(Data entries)
>>>
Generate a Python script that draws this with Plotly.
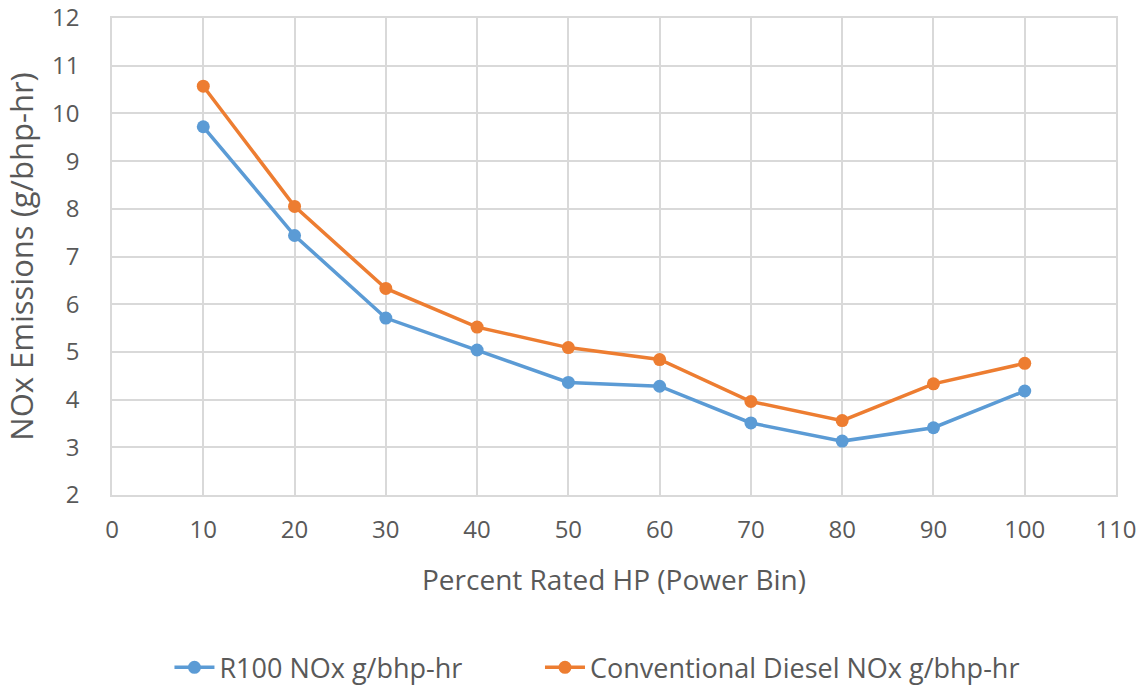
import plotly.graph_objects as go

# Percent of rated horsepower (power bins)
power_bin = [10, 20, 30, 40, 50, 60, 70, 80, 90, 100]

# NOx emissions, g/bhp-hr
r100_nox = [9.72, 7.44, 5.71, 5.04, 4.36, 4.28, 3.51, 3.13, 3.41, 4.18]
diesel_nox = [10.57, 8.05, 6.33, 5.52, 5.09, 4.84, 3.96, 3.56, 4.33, 4.76]

series_names = ["R100 NOx g/bhp-hr", "Conventional Diesel NOx g/bhp-hr"]
series_colors = ["#5B9BD5", "#ED7D31"]
legend_ids = ["legend", "legend2"]
legend_x = [0.148, 0.4716]

x_ticks = list(range(0, 111, 10))
y_ticks = list(range(2, 13))

font_family = "'Open Sans', sans-serif"
text_color = "#595959"
grid_color = "#D9D9D9"

fig = go.Figure()
for name, values, color, lg in zip(series_names, [r100_nox, diesel_nox], series_colors, legend_ids):
    fig.add_trace(go.Scatter(
        x=power_bin, y=values, name=name, mode="lines+markers",
        line=dict(color=color, width=3.5),
        marker=dict(color=color, size=13),
        legend=lg,
    ))


def legend_box(x):
    return dict(
        orientation="h", xref="container", yref="container",
        x=x, xanchor="left", y=0.028, yanchor="middle",
        font=dict(size=27, color=text_color), itemwidth=40,
        bgcolor="rgba(0,0,0,0)",
    )


fig.update_layout(
    width=1145, height=687,
    margin=dict(l=112, r=29, t=18, b=192),
    paper_bgcolor="white", plot_bgcolor="white",
    font=dict(family=font_family, color=text_color, size=24),
    showlegend=True,
    legend=legend_box(legend_x[0]),
    legend2=legend_box(legend_x[1]),
)

fig.update_xaxes(
    range=[0, 110], tickvals=x_ticks, ticktext=[str(t) for t in x_ticks],
    showgrid=True, gridcolor=grid_color, gridwidth=1.5,
    showline=True, linecolor=grid_color, linewidth=1.5, mirror=True,
    zeroline=False, ticks="", ticklabelstandoff=12, automargin=False,
    tickfont=dict(size=24, color=text_color),
    title=dict(text="Percent Rated HP (Power Bin)", font=dict(size=28, color=text_color), standoff=27),
)
fig.update_yaxes(
    range=[2, 12], tickvals=y_ticks, ticktext=[str(t) for t in y_ticks],
    showgrid=True, gridcolor=grid_color, gridwidth=1.5,
    showline=True, linecolor=grid_color, linewidth=1.5, mirror=True,
    zeroline=False, ticks="", ticklabelstandoff=26, automargin=False,
    tickfont=dict(size=24, color=text_color),
    title=dict(text="NOx Emissions (g/bhp-hr)", font=dict(size=31, color=text_color), standoff=12),
)

fig.write_html("out.html")
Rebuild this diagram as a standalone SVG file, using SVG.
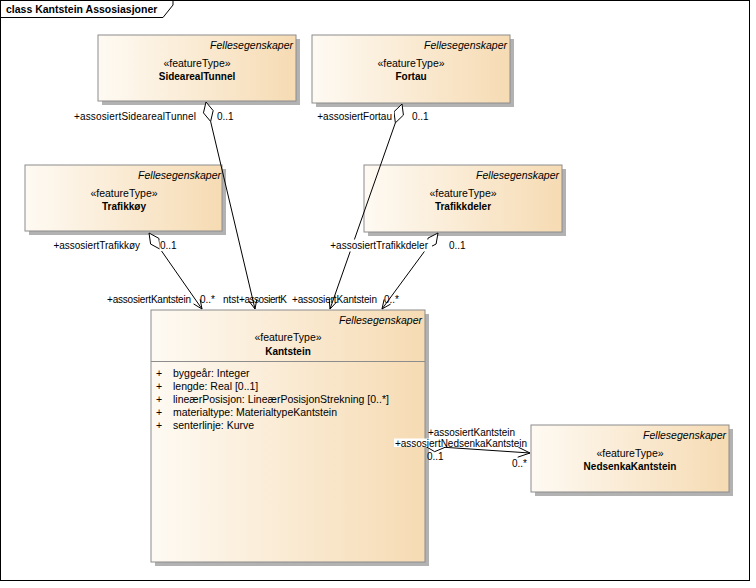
<svg xmlns="http://www.w3.org/2000/svg" width="756" height="588" viewBox="0 0 756 588">
<defs>
<linearGradient id="fill" x1="0" y1="0" x2="1" y2="0">
<stop offset="0" stop-color="#FEFAF3"/>
<stop offset="1" stop-color="#F6DBB3"/>
</linearGradient>
<style>
.frame{fill:#FFFFFF;stroke:#000;stroke-width:1}
.shadow{fill:#B2B2B2}
.box{fill:url(#fill);stroke:#8C8C8C;stroke-width:1}
.sep{stroke:#8C8C8C;stroke-width:1}
.pkg{font-family:"Liberation Sans",Arial,sans-serif;font-size:10.5px;font-style:italic;fill:#000;text-anchor:end}
.st{font-family:"Liberation Sans",Arial,sans-serif;font-size:10.5px;fill:#000;text-anchor:middle}
.nm{font-family:"Liberation Sans",Arial,sans-serif;font-size:10px;font-weight:bold;fill:#000;text-anchor:middle}
.at{font-family:"Liberation Sans",Arial,sans-serif;font-size:10.5px;fill:#000}
.lb{font-family:"Liberation Sans",Arial,sans-serif;font-size:10px;fill:#000}
.end{text-anchor:end}
.title{font-family:"Liberation Sans",Arial,sans-serif;font-size:10.5px;font-weight:bold;fill:#000}
.ln{fill:none;stroke:#000;stroke-width:1}
.dia{fill:#FFFFFF;stroke:#000;stroke-width:1}
.bg{fill:#FFFFFF}
</style>
</defs>
<rect x="0" y="0" width="756" height="588" fill="#FFFFFF"/>
<g id="frame">
<rect class="frame" x="0.5" y="0.5" width="749" height="580"/>
<path class="ln" d="M0.5,17.5 H163 L173,5 V0.5"/>
<text class="title" x="6" y="13">class Kantstein Assosiasjoner</text>
</g>

<g id="SidearealTunnel">
<rect class="shadow" x="102" y="39" width="198" height="66"/>
<rect class="box" x="98" y="35" width="198" height="66"/>
<text class="pkg" x="293" y="49">Fellesegenskaper</text>
<text class="st" x="197" y="67">«featureType»</text>
<text class="nm" x="197" y="80">SidearealTunnel</text>
</g>

<g id="Fortau">
<rect class="shadow" x="316" y="39" width="198" height="68"/>
<rect class="box" x="312" y="35" width="198" height="68"/>
<text class="pkg" x="507" y="49">Fellesegenskaper</text>
<text class="st" x="411" y="67">«featureType»</text>
<text class="nm" x="411" y="80">Fortau</text>
</g>

<g id="Trafikkoy">
<rect class="shadow" x="29" y="169" width="197" height="66"/>
<rect class="box" x="25" y="165" width="197" height="66"/>
<text class="pkg" x="221" y="179">Fellesegenskaper</text>
<text class="st" x="124" y="197">«featureType»</text>
<text class="nm" x="124" y="210">Trafikkøy</text>
</g>

<g id="Trafikkdeler">
<rect class="shadow" x="368" y="169" width="198" height="67"/>
<rect class="box" x="364" y="165" width="198" height="67"/>
<text class="pkg" x="559" y="179">Fellesegenskaper</text>
<text class="st" x="463" y="197">«featureType»</text>
<text class="nm" x="463" y="210">Trafikkdeler</text>
</g>

<g id="Kantstein">
<rect class="shadow" x="155" y="314" width="274" height="252"/>
<rect class="box" x="151" y="310" width="274" height="252"/>
<text class="pkg" x="422" y="324">Fellesegenskaper</text>
<text class="st" x="288" y="341">«featureType»</text>
<text class="nm" x="288" y="355">Kantstein</text>
<line class="sep" x1="151" y1="361.5" x2="425" y2="361.5"/>
<text class="at" x="156" y="377">+</text><text class="at" x="173" y="377">byggeår: Integer</text>
<text class="at" x="156" y="390">+</text><text class="at" x="173" y="390">lengde: Real [0..1]</text>
<text class="at" x="156" y="403">+</text><text class="at" x="173" y="403">lineærPosisjon: LineærPosisjonStrekning [0..*]</text>
<text class="at" x="156" y="416">+</text><text class="at" x="173" y="416">materialtype: MaterialtypeKantstein</text>
<text class="at" x="156" y="429">+</text><text class="at" x="173" y="429">senterlinje: Kurve</text>
</g>

<g id="NedsenkaKantstein">
<rect class="shadow" x="535" y="429" width="198" height="67"/>
<rect class="box" x="531" y="425" width="198" height="67"/>
<text class="pkg" x="726" y="439">Fellesegenskaper</text>
<text class="st" x="630" y="457">«featureType»</text>
<text class="nm" x="630" y="470">NedsenkaKantstein</text>
</g>

<g id="connectors">
<!-- Trafikkoy -> Kantstein -->
<polygon class="dia" points="149,233 150.62,244.06 160.44,249.4 158.82,238.34"/>
<line class="ln" x1="160.44" y1="249.4" x2="202" y2="309"/>
<polyline class="ln" points="193.57,303.91 202,309 200.13,299.33"/>
<!-- SidearealTunnel -> Kantstein -->
<polygon class="dia" points="206,102 203.44,112.88 210.61,121.46 213.17,110.58"/>
<line class="ln" x1="210.61" y1="121.46" x2="255" y2="309"/>
<polyline class="ln" points="249.04,301.16 255,309 256.82,299.32"/>
<!-- Fortau -> Kantstein -->
<polygon class="dia" points="402,104 393.97,111.77 395.37,122.87 403.41,115.09"/>
<line class="ln" x1="395.37" y1="122.87" x2="330" y2="309"/>
<polyline class="ln" points="329.21,299.18 330,309 336.75,301.84"/>
<!-- Trafikkdeler -> Kantstein -->
<polygon class="dia" points="438,233 428.04,238.08 426.14,249.1 436.1,244.02"/>
<line class="ln" x1="426.14" y1="249.1" x2="382" y2="309"/>
<polyline class="ln" points="384.12,299.38 382,309 390.56,304.12"/>
<!-- Kantstein -> NedsenkaKantstein -->
<polygon class="dia" points="425,446 434.65,451.66 444.96,447.33 435.31,441.68"/>
<line class="ln" x1="444.96" y1="447.33" x2="530" y2="453"/>
<polyline class="ln" points="518.36,447.21 530,453 517.7,457.19"/>

<!-- role / multiplicity labels -->
<text class="lb end" x="196" y="120" textLength="122">+assosiertSidearealTunnel</text>
<text class="lb" x="217" y="120">0..1</text>
<rect class="bg" x="316" y="111" width="78" height="11"/>
<text class="lb end" x="392" y="120">+assosiertFortau</text>
<text class="lb" x="412" y="120">0..1</text>
<text class="lb end" x="140" y="249">+assosiertTrafikkøy</text>
<rect class="bg" x="159.5" y="240" width="18" height="11"/>
<text class="lb" x="160" y="249">0..1</text>
<rect class="bg" x="329" y="239.5" width="103" height="12"/>
<text class="lb end" x="428" y="249">+assosiertTrafikkdeler</text>
<text class="lb" x="449" y="249">0..1</text>

<text class="lb" x="107" y="303" textLength="84">+assosiertKantstein</text>
<text class="lb" x="200" y="303">0..*</text>
<text class="lb" x="223" y="303">ntst</text>
<text class="lb" x="239" y="303" textLength="48">+assosiertK</text>
<text class="lb" x="292" y="303" textLength="85">+assosiertKantstein</text>
<text class="lb" x="384" y="303">0..*</text>

<rect class="bg" x="394" y="438.5" width="134" height="8.5"/>
<text class="lb" x="395" y="447" textLength="132">+assosiertNedsenkaKantstein</text>
<text class="lb" x="428" y="435.5" textLength="87">+assosiertKantstein</text>
<text class="lb" x="427" y="460">0..1</text>
<text class="lb" x="512" y="467">0..*</text>
</g>
</svg>
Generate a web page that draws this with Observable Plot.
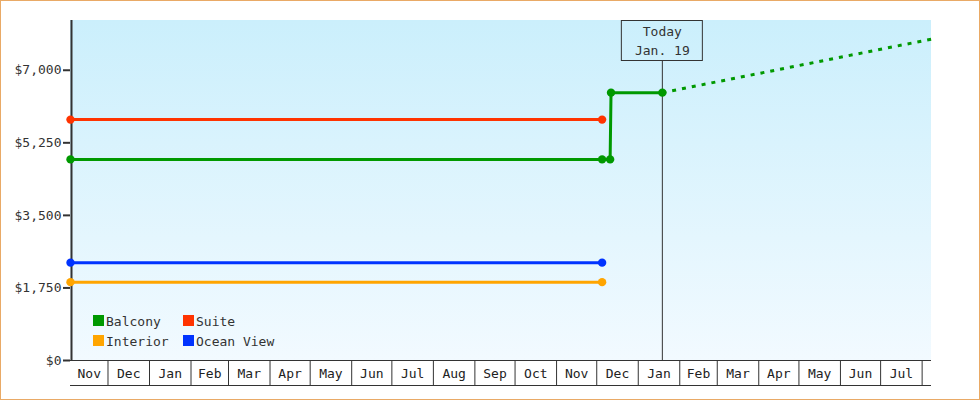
<!DOCTYPE html>
<html>
<head>
<meta charset="utf-8">
<script src="https://cdn.jsdelivr.net/npm/d3@7"></script>
<script src="https://cdn.jsdelivr.net/npm/@observablehq/plot@0.6"></script>
<style>
  html, body { margin: 0; padding: 0; background: #fff; }
  #chart svg { display: block; outline: 1px solid #e9aa66; outline-offset: -1px; }
</style>
</head>
<body>
<div id="chart"></div>
<script>
// ---- data ----
const domainStart = "2016-11-03";
const domainEnd = "2018-08-08";
const todayDate = "2018-01-19";
const todayLabel = ["Today", "Jan. 19"];

const balconyDates = ["2016-11-03", "2017-12-05", "2017-12-11", "2017-12-11T16:00Z", "2018-01-19"];
const balconyPrices = [4850, 4850, 4850, 6460, 6460];
const suiteDates = ["2016-11-03", "2017-12-05"];
const suitePrices = [5810, 5810];
const oceanViewDates = ["2016-11-03", "2017-12-05"];
const oceanViewPrices = [2360, 2360];
const interiorDates = ["2016-11-03", "2017-12-05"];
const interiorPrices = [1890, 1890];
const projectionDates = ["2018-01-19", "2018-08-08"];
const projectionPrices = [6460, 7750];

const seriesNames = ["Balcony", "Suite", "Interior", "Ocean View"];
const seriesColors = ["#009900", "#ff3300", "#ffa500", "#0033ff"];
const yTicks = [0, 1750, 3500, 5250, 7000];
const yMax = 8200;

// ---- build ----
const toRows = (name, dates, prices) => dates.map((d, i) => ({name, date: new Date(d), price: prices[i]}));
const rows = [
  ...toRows("Balcony", balconyDates, balconyPrices),
  ...toRows("Suite", suiteDates, suitePrices),
  ...toRows("Interior", interiorDates, interiorPrices),
  ...toRows("Ocean View", oceanViewDates, oceanViewPrices)
];
const projection = toRows("Balcony", projectionDates, projectionPrices);

const x0 = new Date(domainStart), x1 = new Date(domainEnd), today = new Date(todayDate);
const monthBounds = d3.utcMonth.range(x0, x1).filter(d => d > x0);
const monthMids = d3.utcMonth.range(d3.utcMonth.floor(x0), x1).map(m => {
  const a = Math.max(+m, +x0), b = Math.min(+d3.utcMonth.offset(m, 1), +x1);
  return {mid: new Date((a + b) / 2), days: (b - a) / 864e5, m};
}).filter(d => d.days > 15);
const labelFor = new Map(monthMids.map(d => [+d.mid, d3.utcFormat("%b")(d.m)]));

const color = d3.scaleOrdinal(seriesNames, seriesColors);
const ink = "#333";

function background(index, scales, values, dims) {
  const g = d3.create("svg:g");
  const grad = g.append("defs").append("linearGradient")
    .attr("id", "bgGrad").attr("x1", 0).attr("y1", 0).attr("x2", 0).attr("y2", 1);
  grad.append("stop").attr("offset", "0%").attr("stop-color", "#cbeffc");
  grad.append("stop").attr("offset", "100%").attr("stop-color", "#f2faff");
  g.append("rect")
    .attr("x", dims.marginLeft).attr("y", dims.marginTop)
    .attr("width", dims.width - dims.marginLeft - dims.marginRight)
    .attr("height", dims.height - dims.marginTop - dims.marginBottom)
    .attr("fill", "url(#bgGrad)");
  return g.node();
}

function todayBox(index, scales, values, dims) {
  const cx = scales.x(today);
  const g = d3.create("svg:g");
  g.append("rect")
    .attr("x", cx - 40.5).attr("y", dims.marginTop + 0.5)
    .attr("width", 81).attr("height", 40)
    .attr("fill", "none").attr("stroke", ink);
  todayLabel.forEach((t, i) => {
    g.append("text").attr("x", cx + 0.5).attr("y", dims.marginTop + 16 + i * 18.5)
      .attr("text-anchor", "middle").attr("fill", ink).text(t);
  });
  return g.node();
}

function legend(index, scales, values, dims) {
  const g = d3.create("svg:g").attr("text-anchor", "start");
  const left = dims.marginLeft + 23;
  const top = dims.height - dims.marginBottom - 45;
  seriesNames.forEach((name, i) => {
    const col = i % 2, row = Math.floor(i / 2);
    const x = left + col * 90, y = top + row * 20;
    g.append("rect").attr("x", x).attr("y", y).attr("width", 11).attr("height", 11).attr("fill", color(name));
    g.append("text").attr("x", x + 13).attr("y", y + 10.5).attr("text-anchor", "start").attr("fill", ink).text(name);
  });
  return g.node();
}

const chart = Plot.plot({
  width: 980,
  height: 400,
  marginLeft: 70,
  marginRight: 49,
  marginTop: 20,
  marginBottom: 40,
  style: {fontFamily: "DejaVu Sans Mono", fontSize: "13px", background: "white", color: ink, overflow: "visible"},
  x: {type: "utc", domain: [x0, x1]},
  y: {domain: [0, yMax]},
  marks: [
    background,
    Plot.ruleX([today], {stroke: ink, strokeWidth: 1, insetTop: 40}),
    Plot.ruleY([0], {stroke: ink, strokeWidth: 1}),
    Plot.ruleY([0], {stroke: ink, strokeWidth: 1, dy: 25}),
    Plot.axisX({ticks: monthBounds, tickSize: 25, tickFormat: () => "", stroke: ink, strokeWidth: 1, label: null}),
    Plot.axisX({ticks: monthMids.map(d => d.mid), tickSize: 0, tickPadding: 8, tickFormat: d => labelFor.get(+d), fill: "#222", label: null}),
    Plot.axisY({ticks: yTicks, tickSize: 7, tickPadding: 2, tickFormat: d3.format("$,"), stroke: ink, strokeWidth: 2, fill: ink, label: null}),
    Plot.ruleX([x0], {stroke: ink, strokeWidth: 2, dx: 1}),
    Plot.line(projection, {x: "date", y: "price", stroke: color("Balcony"), strokeWidth: 3, strokeDasharray: "4,6", strokeLinecap: "butt"}),
    Plot.line(rows, {x: "date", y: "price", z: "name", stroke: d => color(d.name), strokeWidth: 3}),
    Plot.dot(rows, {x: "date", y: "price", fill: d => color(d.name), r: 4.2}),
    todayBox,
    legend
  ]
});
document.getElementById("chart").append(chart);
</script>
</body>
</html>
<<<
● **Do this**: Only the lines from the top of the data through the line with "3.56, 4.33, 4.76]" should be quoted, exactly and with both ends kept; skip the pictures.

● **Result of the task**:
Generate a Python script that draws this with Plotly.
import plotly.graph_objects as go

# Percent of rated horsepower (power bins)
power_bin = [10, 20, 30, 40, 50, 60, 70, 80, 90, 100]

# NOx emissions, g/bhp-hr
r100_nox = [9.72, 7.44, 5.71, 5.04, 4.36, 4.28, 3.51, 3.13, 3.41, 4.18]
diesel_nox = [10.57, 8.05, 6.33, 5.52, 5.09, 4.84, 3.96, 3.56, 4.33, 4.76]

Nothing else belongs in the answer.